When I arrived home, I watched a video, read a few how-to's, and then warped my loom. I did the shortest warp that this loom does, using leftover dishcloth cotton for my warp, and crochet cotton for my heddles. Then I wound some more dishcloth cotton onto one of my flat bobbins (it didn't come with a shuttle) and started weaving.

My first two woven straps, made of dishcloth cotton. Number 1 on the left (brown warp yarn as weft), number 2 on the right (crochet cotton as weft).
I'm on strap number 3 at the moment--that's what's on the loom in the first picture. I'm using some leftover cotton-linen-silk blend yarn that has a beautiful mix of colours. I'm getting better as I go--each piece gets a little more even, although my selvedges are still messier than I'd prefer. Not sure if that's a warp or a weft problem. Or both.

At any rate, it's something to do with my hands that's rather different than the knitting. Which, of course, I'm still doing. There's the first of a pair of slippers sitting next to me on the table, and I was knitting on a sock whilst having tea with a friend this afternoon. The new thing for my making repertoire is exciting, even if all I can make right now are belts and ribbons.

And it helps when I feel useless. At least I can make something, and put well-wishes into the fabric as I create it.

07 August 2012

thinking about a year-long project...

In a discussion with my friend Emily recently, I mentioned my growing desire to spin, weave, and hand-sew an entire outfit. She said that it would be a good year-long blog project. Now it's in my head.
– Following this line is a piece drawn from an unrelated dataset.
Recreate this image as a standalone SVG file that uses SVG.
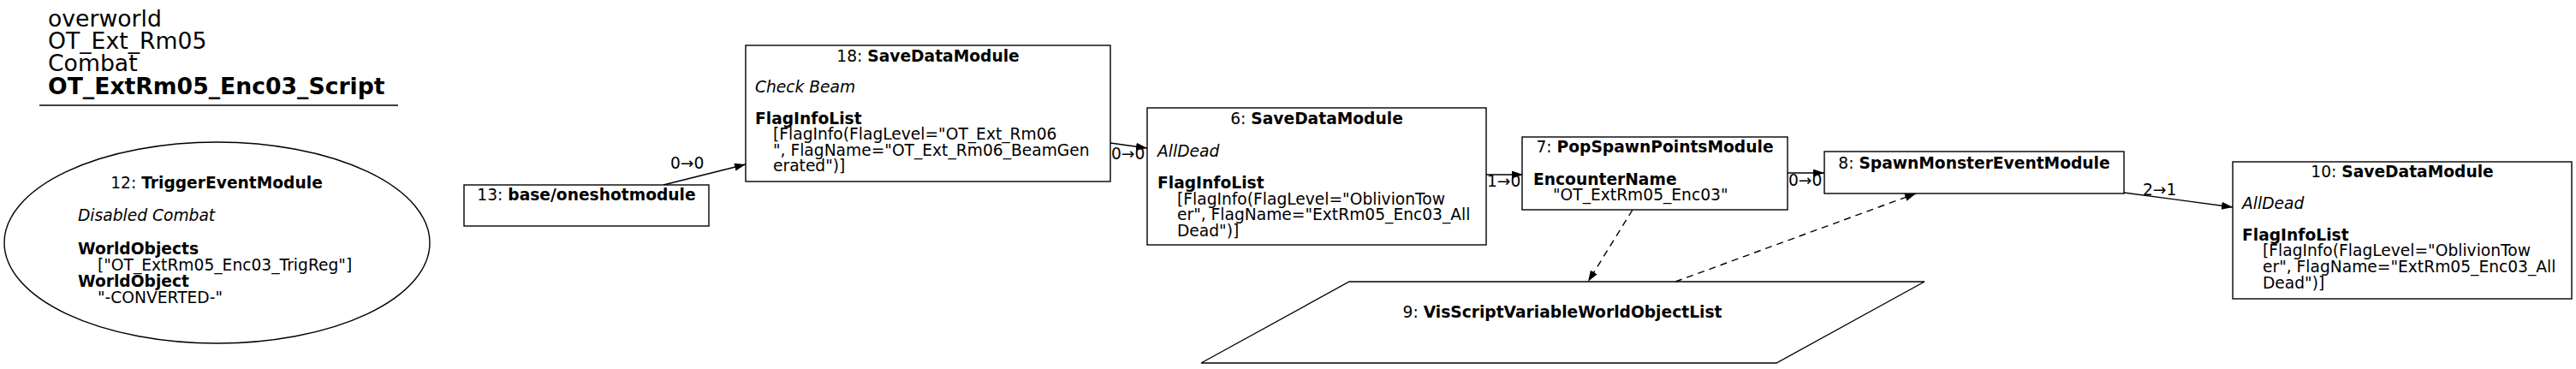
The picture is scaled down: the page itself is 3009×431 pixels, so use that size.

Of course, I don't have a loom. The project would have to wait until I did. But I can muse over it until then.

First, I considered the prospect of using flax. Then I thought about how to get that much flax, how I'd have to order it online, since the closest thing I seem able to get around here is hemp fibre, and how much that would then cost. Should I go with combed top or line fiber or strick? I have no idea. It's not completely off the list, but it's much easier to get a fleece. I know a sheep-shearer with a garage full of fleeces, and I have acquaintances who own sheep. Wool is easy to prepare, and easy to spin. I know what I'm doing when it comes to wool.

Second, there's the question of what to use for spinning. Do I go old-school and use a drop spindle, or do I pick the easier option of the spinning wheel? If I pick the drop spindle option, which of my spindles do I use? Since I want to weave this, I'll have to pick something that I can spin finer weight yarn on, which means my favourite spindle, the Turkish one, is out. Or I could just go with the spinning wheel. That'd be easier, but less "authentic," since what I'm going for is the experience of what it was like back in the days when people had to prepare the fibre, and then spin and weave and sew it by hand. I'd have to spin it fine enough to get away with hand-spun thread for sewing it, as well as for weaving, too.

Third: The colour question. Do I dye the fibre before I spin it, after it's spun up, or after I weave it? Would I go with the natural dyes option, or just pick iDye or Jacquard? Would I do more than one colour (thereby affecting what I would weave), or just do a single shade? In this case, I'd probably do the natural dyes, since that would be more in keeping with what I want here, but I have no idea about single versus multiple colours at this point.

Fourth: The loom. I don't have one. I have friends who weave and have looms, but borrowing one for a year isn't a terribly great idea, because we don't have a lot of space. A friend has a line on a (potentially) inexpensive beginners' loom that I might be able to get cheap, but it's not a guarantee. The limitations of that are that it would be a narrow loom--maybe 20 inches, which would then affect the sewing. I'd have to do a lot of panels. But this would be a table loom, so I would have room for it. At this point, I'd have to do basic weaving, since I haven't actually woven anything before. Although...if I did multiple colours, I could weave plaid. And that would just be awesome.

Fifth: The sewing. Easy enough. I've hand-sewn an entire quilt before. I can do that. I'd have to pick a pattern or draft my own, and decide on the style. Given what I'm thinking about, it'd end up being medieval in style, and then I could wear it to the Renaissance Faire.

That's just the short list. This would involve a lot of sampling and swatching, too, before I could get going properly. But it's certainly something to think about doing once I do have a loom.

One fleece, one wheel (or one spindle), one loom, one year. One outfit. Thoughts?